Au départ, ce fil avait pour but :
  • d'exposer cette partie,
  • de comprendre où ça a coincé précisément
  • que vous me disiez ce qui a fait que vous avez aimé DitV et comment me permettre d'en profiter aussi.
Bilan jusqu'à maintenant :
  • Je crois qu'on a bien défrichée la partie et qu'on en a une représentation partagée claire. J'insiste sur le fait qu'on a joué à DitV en prenant le jeu au sérieux et en essayant de tout faire pour y entrer, d'où ma déception (un peu vive, certes).
  • Là où ça a coincé, c'est un peut plus difficile à expliquer. En dehors des règles dont je n'ai pas compris l'utilité ou le fonctionnement, le plus dérangeant a été cette question des débats qui m'ont semblé être uniquement conduits par les dés, plus que par les arguments ; mais j'ai bien compris que les arguments doivent se situer au niveau des joueurs, alors que les règles ne font que déterminer les voies possibles face à ces arguments (mais tout ceci demandera encore clarification, une autre fois peut-être).

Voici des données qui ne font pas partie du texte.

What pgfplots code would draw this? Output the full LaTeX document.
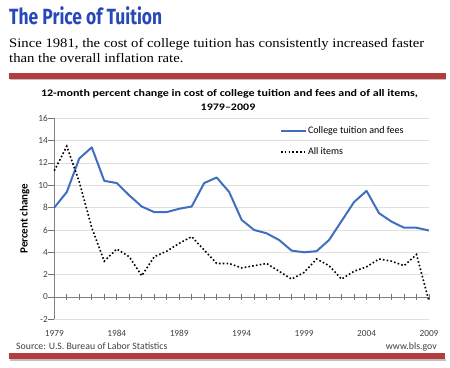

  • J'ai le sentiment que le troisième point n'a pas été assez développé.
Je voudrais donc maintenant que Fred et Christoph (et tous ceux qui ont joué et aimé DitV) me disent ce qu'ils ont fait pour profiter pleinement de DitV, qu'ils donnent leurs "trucs" gagnés par l'expérience. Non seulement ça rendra le jeu plus intéressant pour moi, mais ça me permettra aussi de mieux comprendre leur point de vue. Je voudrais surtout savoir comment utiliser les règles pour créer/développer/magnifier les conflits moraux. Non seulement ça me sera profitable, mais ça sera aussi profitable à tous ceux qui liront ce fil dans le futur et qui s'interrogent sur Dogs in the Vineyards.
A la différence de Meta, je crois que le système de jeu (pris au sens large) de DitV, doit permettre et encourager les conflits moraux. Sinon cela veut dire si est DitV intéressant pour Untel quand il y joue, ce n'est pas parce que DitV a un bon système, mais parce que Untel est un bon meneur de jeu, ce qui voudrait dire que le système et donc le jeu ne sont pas si importants que cela (j'espère que j'arrive à me faire comprendre).

J'invite également les joueurs de la partie à venir enrichir le débat de leurs points de vue.

Avant de répondre, n'hésitez pas à me demander des précisions si ce n'est pas assez clair.